A CALL to lift the pension age to 70 has received more support, with a Grattan Institute report showing it could save the federal budget as much as $12 billion a year.
In a report out on Monday, the Institute backs a range of measures which could, in total, save up to $37 billion for the Commonwealth.
Measures include changing superannuation contributions, fuel excises and raising taxes as well as changes to education, defence and health spending.
While institute chief executive John Daley wrote some proposals might be considered "crazy-brave", there was a need for urgent "budget repair" work to ensure the Federal Government's finances remained sustainable.
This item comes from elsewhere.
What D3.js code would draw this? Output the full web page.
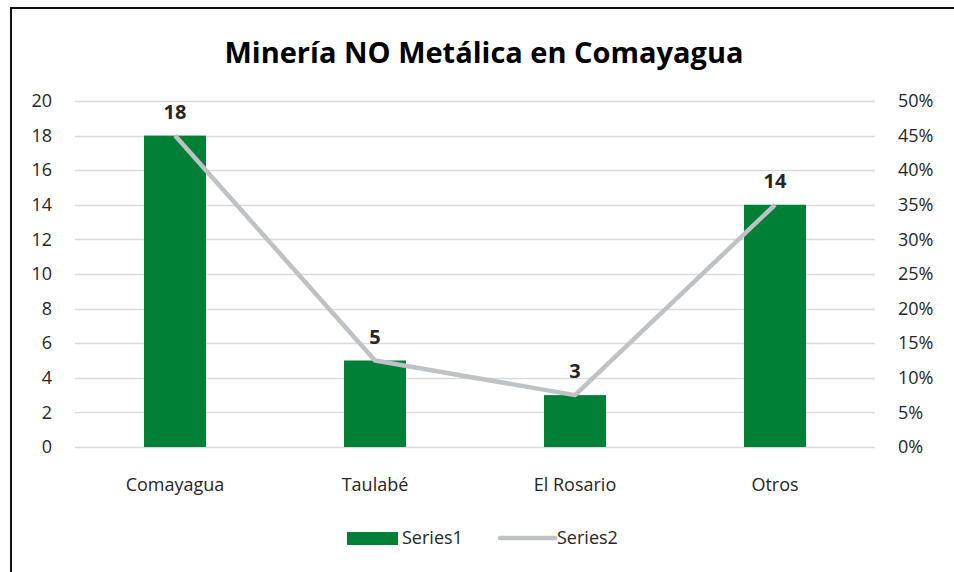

The proposal to raise the aged pension level comes after a similar "suggestion" from the Productivity Commission last week.
While the Federal Government ruled out another rise to the retirement age, above the coming level of 67 years old, the calls are gaining in strength.
Mr Daley wrote increasing the age of access to the pension was one of the most "economically attractive" choices to improve the budget bottom line.
"It could ultimately improve the budget bottom line by $12 billion a year in today's terms, while producing a lift in economic activity of up to 2% of GDP," he wrote.
"The principal adverse social consequence is that some who would prefer to stop working earlier will not be able to afford to do so."
The Productivity Commission also suggested raising the retirement age to 70, or even indexing it to rise along with Australia's life expectancy, which is among the world's longest.
Mr Daley also wrote that given the rising life expectancy, it was a "reasonable burden" that people were choosing to work for longer.
"There is a noticeable increase in the number of people who retire once they can withdraw super tax free, and another jump once they become eligible for the age pension," he wrote.